Martinez adds that removing Russian olives has been a critical part of the restoration in this and other sections of the river.

But what about people who don’t see the importance of providing good habitat for fish, birds or the variety of amphibians that Hutchinson says are also critical players in a healthy Wyoming ecosystem?

“Maybe you don’t care about fish or birds but you probably want to drink clean water,” Walsh said.

In addition to mitigating the hydrocarbon pollution, capturing debris and stabilizing banks so that there is less soil erosion, restoration efforts also include mitigating storm water run-off.

Nine acres of additional wetlands have been added up-river, according to Martinez, who explained that creating wetland habitats at places where storm water is discharged is one way to mitigate pollution from that.

In the Jonah Bank section, such wetlands won’t be added but gutter bins able to filter storm water before it hits the sewer will be added to the Jonah Bank parking lot.

Dinkins adds that wetlands are part of the plan for sections downriver. In some instances the storm water is discharged in places that are submerged, so he says that “stormceptors” are designed for those spots where a more natural mitigation approach isn’t feasible.

A boulder path has also been added to the bank near Jonah Bank to allow people better access to the river. Martinez said that people should avoid walking on the bank to allow vegetation a chance to grow and to prevent erosion that walking may cause.

Dinkins says that the construction window is limited both by flows and the winter. They have to wait until the river is at about its lowest point and are forced to finish as the river freezes.

So the work may be slow and come with unanticipated costs.
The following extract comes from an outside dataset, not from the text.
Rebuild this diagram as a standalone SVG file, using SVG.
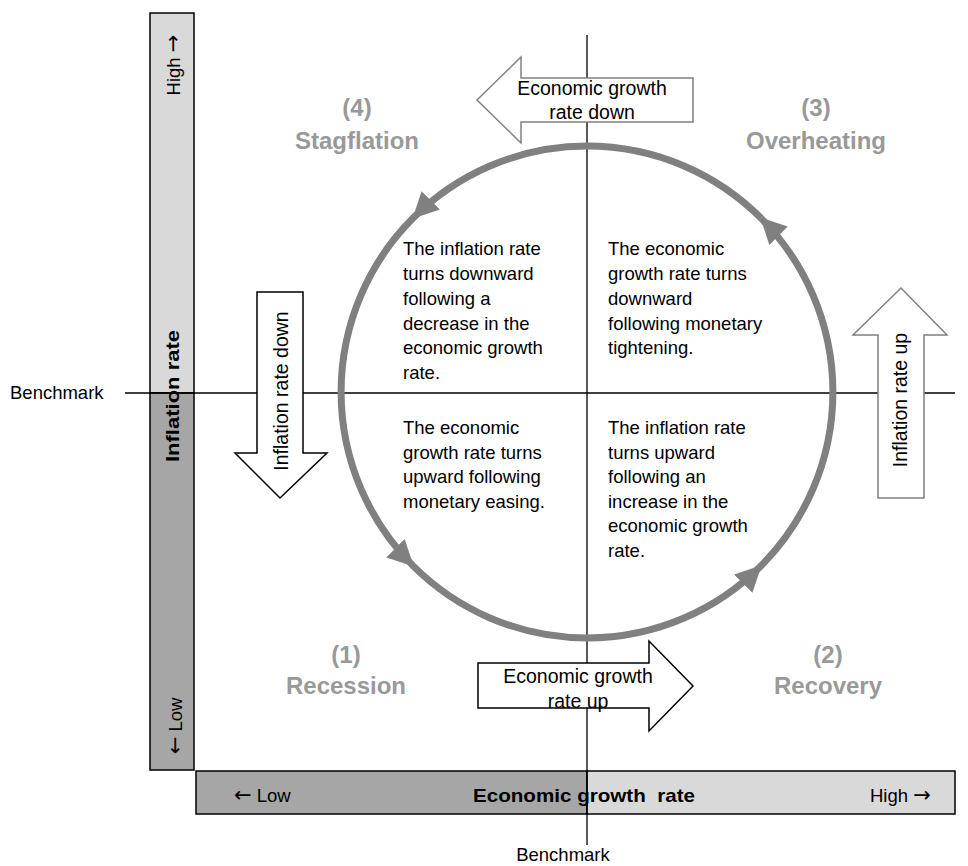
<svg xmlns="http://www.w3.org/2000/svg" width="968" height="866" viewBox="0 0 968 866">
<style>
.t{font-family:"Liberation Sans",Arial,sans-serif;font-size:18.5px;fill:#000}
.a{font-family:"Liberation Sans",Arial,sans-serif;font-size:19.5px;fill:#000;text-anchor:middle}
.q{font-family:"Liberation Sans",Arial,sans-serif;font-size:24px;font-weight:bold;fill:#999999;text-anchor:middle}
.b{font-family:"Liberation Sans",Arial,sans-serif;font-size:19px;font-weight:bold;fill:#000}
.ar2{font-family:"DejaVu Sans",sans-serif;font-size:21px}
.m{text-anchor:middle}
.ln{stroke:#000;stroke-width:1.3;fill:none}
.bar{stroke:#000;stroke-width:1.5}
.ar{fill:#fff;stroke-width:1.5}
</style>
<defs>
<marker id="ah" markerUnits="userSpaceOnUse" markerWidth="28" markerHeight="28" refX="25" refY="13" orient="auto">
<path d="M0,0 L26,13 L0,26 Z" fill="#808080"/>
</marker>
</defs>
<g id="inflation-axis">
<rect class="bar" x="150" y="13" width="44" height="380" fill="#d9d9d9"/>
<rect class="bar" x="150" y="393" width="44" height="377" fill="#a6a6a6"/>
<text class="t" transform="translate(180,65) rotate(-90)" text-anchor="middle">High <tspan class="ar2">→</tspan></text>
<text class="t" transform="translate(182,726) rotate(-90)" text-anchor="middle"><tspan class="ar2">←</tspan> Low</text>
<text class="b" transform="translate(179,396) rotate(-90)" text-anchor="middle" textLength="132" lengthAdjust="spacingAndGlyphs">Inflation rate</text>
</g>
<g id="growth-axis">
<rect class="bar" x="196" y="771" width="391" height="43" fill="#a6a6a6"/>
<rect class="bar" x="587" y="771" width="368" height="43" fill="#d9d9d9"/>
<text class="t" x="234" y="802"><tspan class="ar2">←</tspan> Low</text>
<text class="b" x="473" y="802" xml:space="preserve" textLength="222" lengthAdjust="spacingAndGlyphs">Economic growth  rate</text>
<text class="t" x="870" y="802">High <tspan class="ar2">→</tspan></text>
</g>
<g id="connectors">
<line class="ln" x1="125" y1="393" x2="955" y2="393"/>
<line class="ln" x1="587" y1="35" x2="587" y2="845"/>
<path d="M760.9,218.1 A246,246 0 0 0 413.1,218.1 A246,246 0 0 0 413.1,565.9 A246,246 0 0 0 760.9,565.9 A246,246 0 0 0 760.9,218.1" fill="none" stroke="#808080" stroke-width="7" marker-mid="url(#ah)" marker-end="url(#ah)"/>
</g>
<g id="benchmark-labels">
<text class="t" x="10" y="399" font-size="19.5">Benchmark</text>
<text class="t m" x="563" y="861" font-size="19">Benchmark</text>
</g>
<g id="q4">
<text class="q" x="357" y="116">(4)</text>
<text class="q" x="357" y="149">Stagflation</text>
</g>
<g id="q3">
<text class="q" x="816" y="116">(3)</text>
<text class="q" x="816" y="149">Overheating</text>
</g>
<g id="q1">
<text class="q" x="346" y="663">(1)</text>
<text class="q" x="346" y="694">Recession</text>
</g>
<g id="q2">
<text class="q" x="828" y="663">(2)</text>
<text class="q" x="828" y="694">Recovery</text>
</g>
<g id="text-tl">
<text class="t" x="403" y="255">The inflation rate</text>
<text class="t" x="403" y="280">turns downward</text>
<text class="t" x="403" y="305">following a</text>
<text class="t" x="403" y="330">decrease in the</text>
<text class="t" x="403" y="354">economic growth</text>
<text class="t" x="403" y="379">rate.</text>
</g>
<g id="text-tr">
<text class="t" x="608" y="255">The economic</text>
<text class="t" x="608" y="280">growth rate turns</text>
<text class="t" x="608" y="305">downward</text>
<text class="t" x="608" y="330">following monetary</text>
<text class="t" x="608" y="354">tightening.</text>
</g>
<g id="text-bl">
<text class="t" x="403" y="434">The economic</text>
<text class="t" x="403" y="459">growth rate turns</text>
<text class="t" x="403" y="483">upward following</text>
<text class="t" x="403" y="508">monetary easing.</text>
</g>
<g id="text-br">
<text class="t" x="608" y="434">The inflation rate</text>
<text class="t" x="608" y="459">turns upward</text>
<text class="t" x="608" y="483">following an</text>
<text class="t" x="608" y="508">increase in the</text>
<text class="t" x="608" y="532">economic growth</text>
<text class="t" x="608" y="557">rate.</text>
</g>
<g id="arrow-growth-down">
<polygon class="ar" stroke="#808080" points="477,100 521,57 521,78 693,78 693,122 521,122 521,143"/>
<text class="a" x="592" y="95">Economic growth</text>
<text class="a" x="592" y="119">rate down</text>
</g>
<g id="arrow-growth-up">
<polygon class="ar" stroke="#000" points="478,663 649,663 649,641 693,686 649,731 649,708 478,708"/>
<text class="a" x="578" y="683">Economic growth</text>
<text class="a" x="578" y="708">rate up</text>
</g>
<g id="arrow-inflation-down">
<polygon class="ar" stroke="#000" points="257,292 303,292 303,453 327,453 280,498 235,453 257,453"/>
<text class="a" transform="translate(288,391) rotate(-90)">Inflation rate down</text>
</g>
<g id="arrow-inflation-up">
<polygon class="ar" stroke="#808080" points="878,498 878,335 853,335 901,288 947,335 924,335 924,498"/>
<text class="a" transform="translate(907,400) rotate(-90)">Inflation rate up</text>
</g>
</svg>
But everyone on Thursday agreed that it is worth the struggle.

“This is a legacy project,” Martinez said. “The true benefits are 10, 20, 30 years down the road.”
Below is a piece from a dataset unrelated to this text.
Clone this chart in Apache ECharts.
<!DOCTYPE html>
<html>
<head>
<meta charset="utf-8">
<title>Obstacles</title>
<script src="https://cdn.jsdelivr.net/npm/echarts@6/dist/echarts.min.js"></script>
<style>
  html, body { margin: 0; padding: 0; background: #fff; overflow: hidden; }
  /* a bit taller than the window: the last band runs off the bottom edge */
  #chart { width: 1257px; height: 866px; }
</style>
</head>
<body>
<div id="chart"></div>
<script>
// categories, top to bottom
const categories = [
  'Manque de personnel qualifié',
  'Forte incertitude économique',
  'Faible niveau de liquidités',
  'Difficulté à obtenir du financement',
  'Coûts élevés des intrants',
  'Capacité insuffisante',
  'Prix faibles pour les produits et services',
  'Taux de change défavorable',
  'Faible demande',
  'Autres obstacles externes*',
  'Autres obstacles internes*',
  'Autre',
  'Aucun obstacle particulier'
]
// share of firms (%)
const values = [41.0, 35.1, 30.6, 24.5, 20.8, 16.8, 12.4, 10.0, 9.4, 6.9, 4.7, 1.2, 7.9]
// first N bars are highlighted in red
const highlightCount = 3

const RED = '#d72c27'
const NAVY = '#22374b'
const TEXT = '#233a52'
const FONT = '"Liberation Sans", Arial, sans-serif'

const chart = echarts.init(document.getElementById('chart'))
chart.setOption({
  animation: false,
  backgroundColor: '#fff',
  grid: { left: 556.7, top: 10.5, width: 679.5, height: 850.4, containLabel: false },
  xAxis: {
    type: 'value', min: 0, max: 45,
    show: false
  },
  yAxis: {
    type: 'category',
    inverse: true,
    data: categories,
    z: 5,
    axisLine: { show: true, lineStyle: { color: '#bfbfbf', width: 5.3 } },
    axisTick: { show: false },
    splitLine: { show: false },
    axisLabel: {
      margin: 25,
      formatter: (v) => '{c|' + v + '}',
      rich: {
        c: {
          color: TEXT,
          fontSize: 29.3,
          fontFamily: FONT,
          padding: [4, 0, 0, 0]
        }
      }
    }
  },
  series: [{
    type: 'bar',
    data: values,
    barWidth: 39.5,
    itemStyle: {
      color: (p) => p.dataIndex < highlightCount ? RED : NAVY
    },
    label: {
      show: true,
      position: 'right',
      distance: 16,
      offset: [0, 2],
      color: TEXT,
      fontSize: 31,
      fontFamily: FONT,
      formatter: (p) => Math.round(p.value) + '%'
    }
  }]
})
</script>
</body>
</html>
Connely pointed out that some of the work being done may not make obvious sense to the public.

“Damage to the land is often invisible to the layman,” he said citing environmentalist Aldo Leopold.

He added that the grandchildren and great-grandchildren of people living today deserve to see this work get done.

“This project has brought a sense of belonging to place for our community like no other project maybe ever will,” Connely said.